I have been going through the catboost algorithm and it is hard for me to see the point of using symmetric trees. On this regard, i found in their github:

An important part of the algorithm is that it uses symmetric trees and builds them level by level. Symmetric tree is a tree where nodes of each level use the same split. This allows to encode path to leaf with an idex. For example, there is a tree with depth 2. Split on the first level is f1<2, split on the second level is f2<4. Then the object with f1=5, f2=0 will have leaf with number 01b.

They say it helps to be less prone to overfitting and to have a much quicker inference but, intuitively for me, it is like you need twice the depth to explore the same amount of splits.

So, can anybody explain which is actually the advantage of using this types of trees??

Many thanks.

1 Answers1

2

Since this is the first result in the Google search, I will provide the answer.

Typical decision trees are a series of if/else decisions. Assume you can make 1 such decision per processor cycle - this will be fast, but 100% sequential. To make a decision, you need O(m) decisions, where m is the maximal height of the tree.
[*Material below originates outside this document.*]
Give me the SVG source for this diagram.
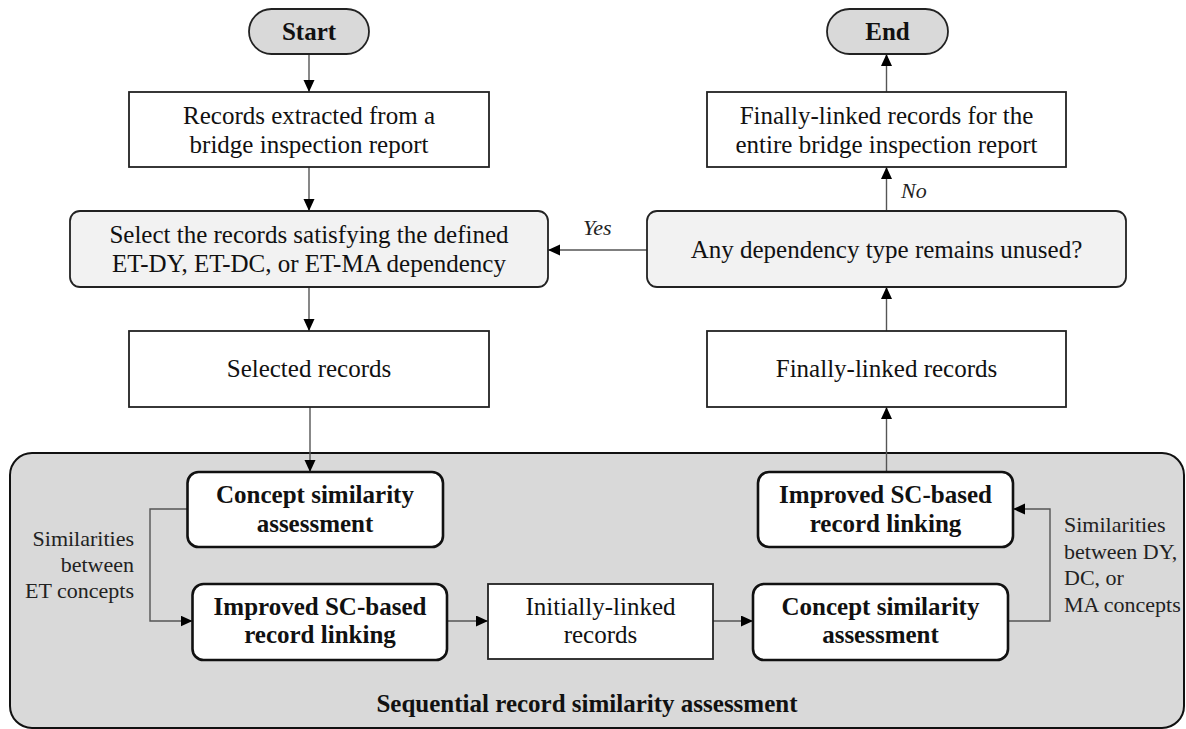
<svg xmlns="http://www.w3.org/2000/svg" width="1186" height="729" viewBox="0 0 1186 729">
  <style>
    .t { font-size: 25px; text-anchor: middle; fill: #111; }
    .b { font-size: 25px; text-anchor: middle; font-weight: bold; fill: #111; }
    .lbl { font-size: 22px; fill: #222; }
    .yn { font-size: 22px; font-style: italic; fill: #222; }
    .box { fill: #fff; stroke: #222; stroke-width: 1.8; }
    .dec { fill: #f2f2f2; stroke: #222; stroke-width: 1.8; }
    .term { fill: #d9d9d9; stroke: #222; stroke-width: 1.8; }
    .sub { fill: #fff; stroke: #111; stroke-width: 2.6; }
    .wire { fill: none; stroke: #555; stroke-width: 1.4; }
  </style>
  <defs>
    <marker id="arr" markerUnits="userSpaceOnUse" markerWidth="13" markerHeight="12" refX="12" refY="5.5" orient="auto">
      <path d="M0,0 L12,5.5 L0,11 z" fill="#000"/>
    </marker>
  </defs>

  <g font-family="Liberation Serif, serif">
  <!-- container for the sequential assessment -->
  <g id="sequential-assessment">
    <rect x="10" y="453" width="1174" height="275" rx="22" ry="22" fill="#d9d9d9" stroke="#111" stroke-width="2"/>
    <text class="b" x="587" y="712">Sequential record similarity assessment</text>
  </g>

  <!-- connectors -->
  <g id="connectors">
    <line class="wire" x1="309" y1="54" x2="309" y2="92" marker-end="url(#arr)"/>
    <line class="wire" x1="309" y1="167" x2="309" y2="211" marker-end="url(#arr)"/>
    <line class="wire" x1="309" y1="287" x2="309" y2="331" marker-end="url(#arr)"/>
    <line class="wire" x1="310" y1="407" x2="310" y2="472" marker-end="url(#arr)"/>
    <polyline class="wire" points="187.5,509 150,509 150,621 192.5,621" marker-end="url(#arr)"/>
    <line class="wire" x1="447" y1="621" x2="488" y2="621" marker-end="url(#arr)"/>
    <line class="wire" x1="713" y1="621" x2="753" y2="621" marker-end="url(#arr)"/>
    <polyline class="wire" points="1008,621 1050,621 1050,509 1013,509" marker-end="url(#arr)"/>
    <line class="wire" x1="886.5" y1="472" x2="886.5" y2="407" marker-end="url(#arr)"/>
    <line class="wire" x1="886.5" y1="331" x2="886.5" y2="287" marker-end="url(#arr)"/>
    <line class="wire" x1="647" y1="250" x2="548" y2="250" marker-end="url(#arr)"/>
    <line class="wire" x1="886.5" y1="211" x2="886.5" y2="167" marker-end="url(#arr)"/>
    <line class="wire" x1="886.5" y1="92" x2="886.5" y2="54" marker-end="url(#arr)"/>
    <text class="yn" x="583" y="235">Yes</text>
    <text class="yn" x="901" y="198">No</text>
    <text class="lbl" x="134" y="546" text-anchor="end">Similarities</text>
    <text class="lbl" x="134" y="572" text-anchor="end">between</text>
    <text class="lbl" x="134" y="598" text-anchor="end">ET concepts</text>
    <text class="lbl" x="1064" y="532">Similarities</text>
    <text class="lbl" x="1064" y="558.5">between DY,</text>
    <text class="lbl" x="1064" y="585">DC, or</text>
    <text class="lbl" x="1064" y="611.5">MA concepts</text>
  </g>

  <!-- left column -->
  <g id="start">
    <rect class="term" x="249" y="9" width="120" height="45" rx="22.5" ry="22.5"/>
    <text class="b" x="309" y="40">Start</text>
  </g>
  <g id="records-extracted">
    <rect class="box" x="129" y="92" width="360" height="75"/>
    <text class="t" x="309" y="124">Records extracted from a</text>
    <text class="t" x="309" y="153">bridge inspection report</text>
  </g>
  <g id="select-records">
    <rect class="dec" x="70" y="211" width="478" height="76" rx="10" ry="10"/>
    <text class="t" x="309" y="243">Select the records satisfying the defined</text>
    <text class="t" x="309" y="272">ET-DY, ET-DC, or ET-MA dependency</text>
  </g>
  <g id="selected-records">
    <rect class="box" x="129" y="331" width="360" height="76"/>
    <text class="t" x="309" y="377">Selected records</text>
  </g>

  <!-- right column -->
  <g id="end">
    <rect class="term" x="827" y="9" width="121" height="45" rx="22.5" ry="22.5"/>
    <text class="b" x="887.5" y="40">End</text>
  </g>
  <g id="final-report-records">
    <rect class="box" x="707" y="92" width="359" height="75"/>
    <text class="t" x="886.5" y="124">Finally-linked records for the</text>
    <text class="t" x="886.5" y="153">entire bridge inspection report</text>
  </g>
  <g id="dependency-check">
    <rect class="dec" x="647" y="211" width="479" height="76" rx="10" ry="10"/>
    <text class="t" x="886.5" y="258">Any dependency type remains unused?</text>
  </g>
  <g id="finally-linked">
    <rect class="box" x="707" y="331" width="359" height="76"/>
    <text class="t" x="886.5" y="377">Finally-linked records</text>
  </g>

  <!-- inner steps -->
  <g id="concept-sim-et">
    <rect class="sub" x="187.5" y="472" width="255.5" height="75" rx="11" ry="11"/>
    <text class="b" x="315" y="503">Concept similarity</text>
    <text class="b" x="315" y="532">assessment</text>
  </g>
  <g id="sc-linking-initial">
    <rect class="sub" x="192.5" y="584" width="254.5" height="76" rx="11" ry="11"/>
    <text class="b" x="320" y="615">Improved SC-based</text>
    <text class="b" x="320" y="643">record linking</text>
  </g>
  <g id="initially-linked">
    <rect class="box" x="488" y="584" width="225" height="75"/>
    <text class="t" x="600.5" y="615">Initially-linked</text>
    <text class="t" x="600.5" y="643">records</text>
  </g>
  <g id="concept-sim-other">
    <rect class="sub" x="753" y="584" width="255" height="76" rx="11" ry="11"/>
    <text class="b" x="880.5" y="615">Concept similarity</text>
    <text class="b" x="880.5" y="643">assessment</text>
  </g>
  <g id="sc-linking-final">
    <rect class="sub" x="758" y="472" width="255" height="75" rx="11" ry="11"/>
    <text class="b" x="885.5" y="503">Improved SC-based</text>
    <text class="b" x="885.5" y="532">record linking</text>
  </g>
  </g>
</svg>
In CatBoost's symmetric trees, each split is on the same attribute. To determine whether you go left or right you only need to know the current level of the tree, which corresponds to a feature and its value. This threshold is the same for all splits on that level. This way, you can vectorize your decisions - create a vector of thresholds, a vector of values you currently use for prediction and compare them element-wise. If you have a vector processor, i.e. it can perform multiple integer comparisons in parallel (which is very common nowadays), you need 1 processor cycle to make a decision.

The difference, as you can see, boils down to vectorization, being able to go directly from the root to the leaf in 1 step of vector element-wise comparison, instead of sequence of if/else decisions.

qalis
  • 1,314
  • 1
  • 16
  • 44